Spotify unveiled its new design and it's oddly reminiscent of another sound/social app, TikTok. At the company's Stream On event, CEO Daniel Ek unveiled the app’s new home screen.
In an effort to make the home screen the center of the app (for those of us who skip straight to our playlist libraries), the new page will make it easier for users to find new things to listen to (and look at). The image-heavy design allows for endless vertical scrolling, resembling the doom-scrolling voids of TikTok or Instagram (which has its own iteration of TikTok in the form of Reels).
If video is where the money is, Spotify is cashing in. The homepage will come “alive” with auto-playing, vertically-scrolling videos to encourage listeners to dive deeper into a song, podcast or audiobook.
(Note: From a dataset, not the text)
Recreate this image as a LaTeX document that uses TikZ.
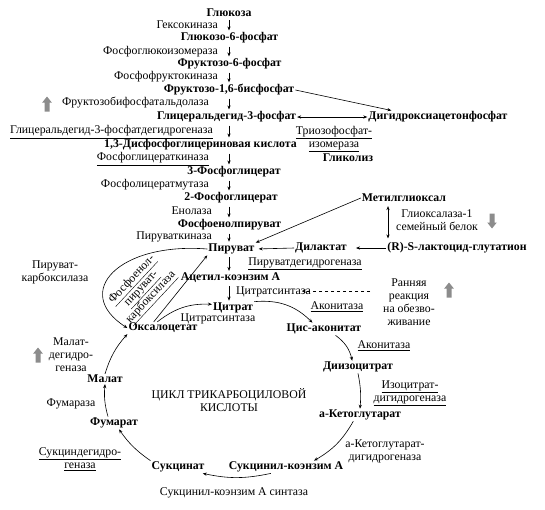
\documentclass[tikz,border=0pt]{standalone}
\usepackage{fontspec}
\setmainfont{Liberation Serif}
\usetikzlibrary{arrows.meta,calc}
\newcommand\dfs{\fontsize{11.8}{13}\selectfont}
\begin{document}
\begin{tikzpicture}[x=1pt,y=-1pt,
  every node/.style={inner sep=1pt, font=\dfs},
  met/.style={font=\dfs\bfseries},
  enz/.style={font=\dfs},
  ml/.style={align=center, font=\dfs},
  arr/.style={-{Stealth[length=4pt,width=3.2pt]}, line width=0.6pt},
  darr/.style={{Stealth[length=4pt,width=3.2pt]}-{Stealth[length=4pt,width=3.2pt]}, line width=0.6pt},
  pics/blkup/.style={code={\fill[black!45] (0,-7.5) -- (4.8,-1.5) -- (2.5,-1.5) -- (2.5,7.5) -- (-2.5,7.5) -- (-2.5,-1.5) -- (-4.8,-1.5) -- cycle;}}
]
\useasboundingbox (0,0) rectangle (545,509);
% ---- glycolysis metabolites
\node[met] (glc) at (229,13) {Глюкоза};
\node[met] (g6p) at (229.5,38) {Глюкозо-6-фосфат};
\node[met] (f6p) at (229.5,64) {Фруктозо-6-фосфат};
\node[met] (fbp) at (229,90) {Фруктозо-1,6-бисфосфат};
\node[met] (gap) at (226.5,117) {Глицеральдегид-3-фосфат};
\node[met] (dhap) at (438,117) {Дигидроксиацетонфосфат};
\node[met] (bpg) at (200.5,145) {1,3-Дисфосфоглицериновая кислота};
\node[met] (pg3) at (234,172) {3-Фосфоглицерат};
\node[met] (pg2) at (231,198) {2-Фосфоглицерат};
\node[met] (pep) at (229.5,225) {Фосфоенолпируват};
\node[met] (pyr) at (231.5,249) {Пируват};
\node[met] (gly) at (348,158) {Гликолиз};
% ---- glycolysis enzymes
\node[enz,anchor=east] (e1) at (219,25) {Гексокиназа};
\node[enz,anchor=east] (e2) at (219,52) {Фосфоглюкоизомераза};
\node[enz,anchor=east] (e3) at (219,77) {Фосфофруктокиназа};
\node[enz,anchor=east] (e4) at (210,103) {Фруктозобифосфатальдолаза};
\node[enz,anchor=east] (e5) at (214,132) {\underline{Глицеральдегид-3-фосфатдегидрогеназа}};
\node[enz,anchor=east] (e6) at (210,159) {\underline{Фосфоглицераткиназа}};
\node[enz,anchor=east] (e7) at (210,185) {Фосфолицератмутаза};
\node[enz,anchor=east] (e8) at (213,211) {Енолаза};
\node[enz,anchor=east] (e9) at (213,237) {Пируваткиназа};
\node[ml] (tpi) at (334,139) {\underline{Триозофосфат-}\\\underline{изомераза}};
% ---- methylglyoxal branch
\node[met] (mg) at (404,198) {Метилглиоксал};
\node[ml] (glo) at (437,220) {Глиоксалаза-1\\семейный белок};
\node[met] (dil) at (321,248) {Дилактат};
\node[met] (rsl) at (457,248) {(R)-S-лактоцид-глутатион};
% ---- TCA cycle
\node[met] (acoa) at (230.5,278) {Ацетил-коэнзим А};
\node[met] (cit) at (233,308) {Цитрат};
\node[met] (oaa) at (163,328) {Оксалоцетат};
\node[met] (cis) at (324,329) {Цис-аконитат};
\node[met] (iso) at (358,367) {Диизоцитрат};
\node[met] (akg) at (360,415) {а-Кетоглутарат};
\node[met] (scoa) at (286,467) {Сукцинил-коэнзим А};
\node[met] (suc) at (178,467) {Сукцинат};
\node[met] (fum) at (114,423) {Фумарат};
\node[met] (mal) at (105,379) {Малат};
\node[enz] (pdh) at (305,264) {\underline{Пируватдегидрогеназа}};
\node[enz,anchor=west] (cs1) at (235,292) {Цитратсинтаза};
\node[enz] (cs2) at (218,319) {Цитратсинтаза};
\node[enz] (acn1) at (337,307) {\underline{Аконитаза}};
\node[enz] (acn2) at (384,346) {\underline{Аконитаза}};
\node[ml] (idh) at (410,393) {\underline{Изоцитрат-}\\\underline{дигидрогеназа}};
\node[ml] (kgdh) at (385,451) {а-Кетоглутарат-\\дигидрогеназа};
\node[enz] (scs) at (234,493) {Сукцинил-коэнзим А синтаза};
\node[ml] (sdh) at (80,459) {\underline{Сукциндегидро-}\\\underline{геназа}};
\node[enz] (fumase) at (71,404) {Фумараза};
\node[ml] (mdh) at (71,355) {Малат-\\дегидро-\\геназа};
\node[ml] (pc) at (55,272) {Пируват-\\карбоксилаза};
\node[ml] (pepck) at (142,289) [rotate=47] {\underline{Фосфоенол-}\\\underline{пируват-}\\\underline{карбоксилаза}};
\node[ml] (early) at (409,302) {Ранняя\\реакция\\на обезво-\\живание};
\node[ml] (tca) at (229,400) {ЦИКЛ ТРИКАРБОЦИЛОВОЙ\\КИСЛОТЫ};
% ---- grey block arrows
\pic at (47,104) {blkup};
\pic[rotate=180] at (492,221) {blkup};
\pic at (449,290) {blkup};
\pic at (38,355) {blkup};
% ---- glycolysis arrows
\coordinate (xc) at (229,0);
\foreach \a/\b in {glc/g6p,g6p/f6p,f6p/fbp,fbp/gap,gap/bpg,bpg/pg3,pg3/pg2,pg2/pep,pep/pyr,pyr/acoa,acoa/cit}
  \draw[arr, shorten <=2pt, shorten >=1pt] (\a.south -| xc) -- (\b.north -| xc);
\draw[arr] (fbp.east) -- ($(dhap.north west)!0.17!(dhap.north east)$);
\draw[darr] (gap.east) -- (dhap.west);
% ---- methylglyoxal arrows
\coordinate (vx) at (388,0);
\draw[darr, shorten <=3pt, shorten >=3pt] (mg.south -| vx) -- (rsl.north -| vx);
\draw[arr] (mg.west) -- (pyr.north east);
\draw[arr, shorten >=3pt] (dil.west) -- (pyr.east);
\draw[arr, shorten >=8pt] (rsl.west) -- (dil.east);
\coordinate (d1) at (370,291);
\coordinate (d2) at (302,291);
\draw[arr, dashed, line width=0.5pt] (d1) -- (d2);
% ---- cycle arrows
\draw[arr] (cit.north east) to[bend left=25] ($(cis.north west)!0.35!(cis.north east)$);
\draw[arr] ($(cis.south west)!0.65!(cis.south east)$) to[bend left=20] ($(iso.north west)!0.42!(iso.north east)$);
\draw[arr] (iso.south) to[bend left=8] (akg.north);
\draw[arr] ($(akg.south west)!0.42!(akg.south east)$) to[bend left=15] ($(scoa.north west)!0.74!(scoa.north east)$);
\draw[arr] ($(scoa.south west)!0.37!(scoa.south east)$) to[bend left=12] ($(suc.south west)!0.95!(suc.south east)$);
\draw[arr] (suc.north west) to[bend left=10] ($(fum.south west)!0.6!(fum.south east)$);
\draw[arr] ($(fum.north west)!0.38!(fum.north east)$) to[bend left=10] (mal.south);
\draw[arr] (mal.north) to[bend left=12] (oaa.south west);
\draw[arr] ($(oaa.north west)!0.42!(oaa.north east)$) to[bend left=20] (cit.170);
\draw[arr] ($(oaa.north west)!0.37!(oaa.north east)$) -- (pyr.south west);
\draw[arr] (pyr.west) .. controls +(-88,-7) and +(-56,-36) .. (oaa.west);
\end{tikzpicture}
\end{document}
Touted as giving artists more control of their sound, Spotify wants all creators who monetize and distribute on the platform to take video into account.
“Trying to go viral with a video, posting on every social media app, even buying old-school ads, artists are doing whatever it takes to get attention,” said Joe Hadley, Spotify's Global Head of Artist Partnerships and Audience in an interview with Bloomberg. “Marketing music on these digital platforms that aren’t built for music is exhausting, and frankly, not very effective.”
While pushing artists to produce video content to promote their music, Spotify will also usher in updates for Discovery Mode, offering rights holders the option to accept lower royalty rates in exchange for algorithmic boosts. For reference, the app’s average return on streams was $0.0038 per stream for artists in a 2021 Union of Musicians.
Musicians are notoriously apprehensive about rolling out social/video content to get streams, but the update could increase traffic for podcasters by embedding videotaped podcasts within the app which, at that point, isn’t a straightforward listening app anymore.
Spotify is dipping its toe into the ever-murky waters of cross-content platforms. But of course, the shiny new omnipotent AI DJ stole the show for app users.